The reasons are simple. BCA and MCA represent the vested interests and extractive industries threatened by the transition to clean and renewable energy sources, and new business models. Their opposition is designed to delay the inevitable, while science, long-term economic analysis and popular opinion call for the transition to accelerate. Others, such as ACCI’s chief economist Burchell Wilson, just don’t like renewable energy. Last year he described the RET as “crazy” and “bad policy”. Renewable energy, he said, was “producing a product that no one wants to buy.”
That sort of thinking has a lot of sympathy within cabinet. Treasurer Joe Hockey thinks wind turbines are “utterly offensive”; Tony Abbott fears they are growing like mushrooms and don’t work when the sun don’t shine and the wind don’t blow. Agriculture Minister Barnaby Joyce last year lamented the “insane lemming-like desire to go to renewables”. But any plans to bring the RET to a sudden halt, or even diluting it to a “real 20%” target, look certain to by stymied by the Senate, where the Palmer United Party and Ricky Muir have decided to defend the current 41,000GWh target — at least until 2016.
Unfortunately, the position of Palmer et al amounts to little more than a stay of execution. Deferring the debate until 2016 simply does not provide the long-term certainty for off-take agreements and financing to be signed and trigger the $15 billion to $20 billion. Abbott knows he can effectively bring the industry to a halt simply by doing nothing. It’s worked for the last 18 months — with investment in large-scale renewables at their lowest level since 2001. The entire clean energy transition has been funded from the wallets of individual households and businesses, who are investing several billion dollars a year installing rooftop solar.
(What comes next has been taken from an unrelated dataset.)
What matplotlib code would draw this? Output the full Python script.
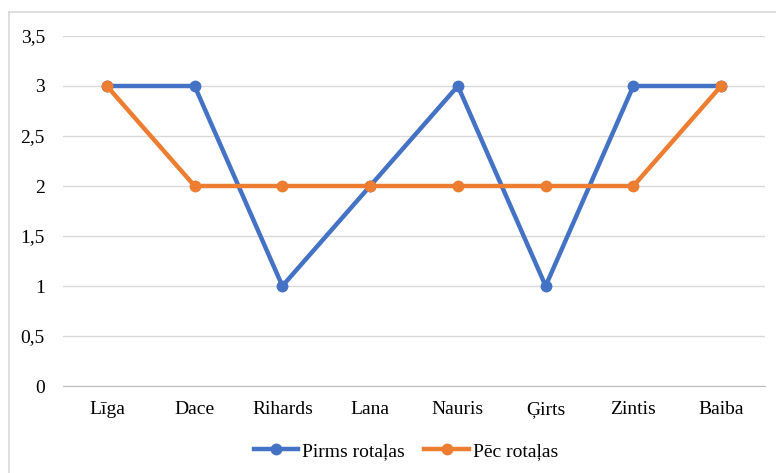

As for the report commissioned by the lobbyists, perhaps the most damning assessment comes from Deloitte itself. At the conclusion, it includes a small paragraph under the title of Limitations of our work. “This report is prepared solely for the use of the Australian Chamber of Commerce and Industry”, it says. “This report is not intended to and should not be used or relied upon by anyone else and we accept no duty of care to any other person or entity.”